"A man sat at a metro station in Washington DC and started to play the violin; it was a cold January morning. He played six Bach pieces for about 45 minutes.
During that time, since it was rush hour, it was calculated that thousands of people went through the station, most of them on their way to work. Three minutes went by, then a middle aged man, noticing the musician, slowed his pace and stopped for a few seconds, then hurried on to meet his schedule. A minute later, the violinist received his first dollar tip: a woman threw the money in the till without stopping. A few minutes later, someone leaned against the wall to listen, but he soon looked at his watch and resumed walking, lest he be late for work.
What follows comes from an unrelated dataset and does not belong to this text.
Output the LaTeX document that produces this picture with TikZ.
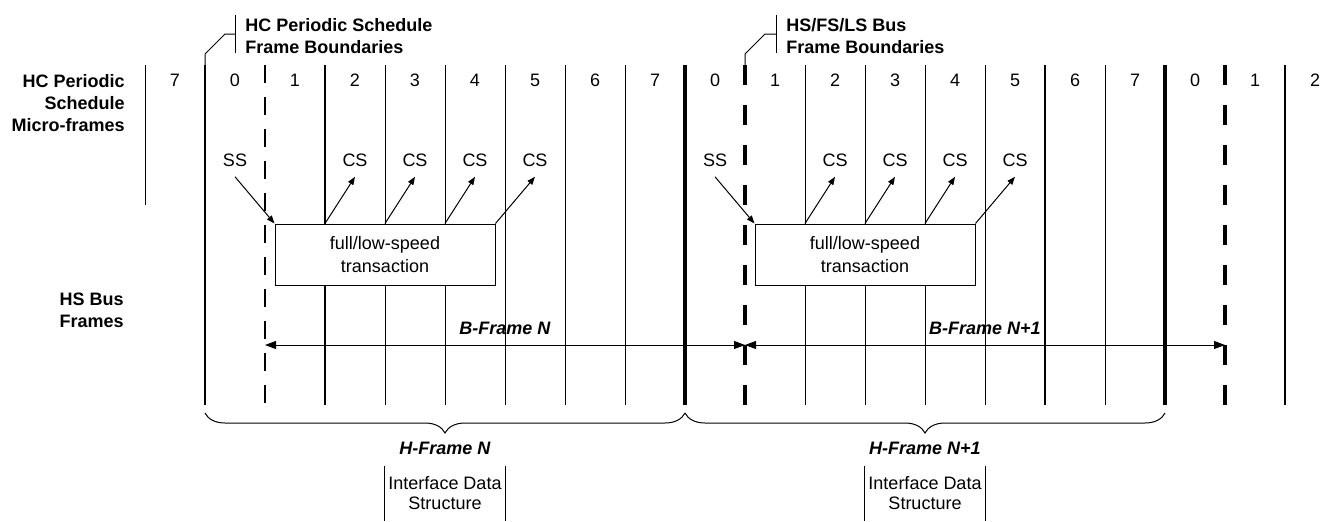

A three year old boy paid the most attention. He stopped to look at the violinist and continued, turning his head as his mother dragged him along. Several other children looked at the musician, but their parents forced them to move on. Only six people stopped and stayed for a while. About twenty gave the musician money while passing. He collected $32, and, when he finished playing, no one noticed or applauded. No one knew that the violinist was Joshua Bell, one of the best musicians in the world. He played one of the most intricate pieces ever written with a violin worth $3.5 million. Two days previously, his performance at a theater in Boston was sold out. The seats averaged $100.
This is a true story. It was organized by The Washington Post, which arranged for Joshua Bell to play incognito in the metro station as part of an social experiment about our perception, taste and priorities."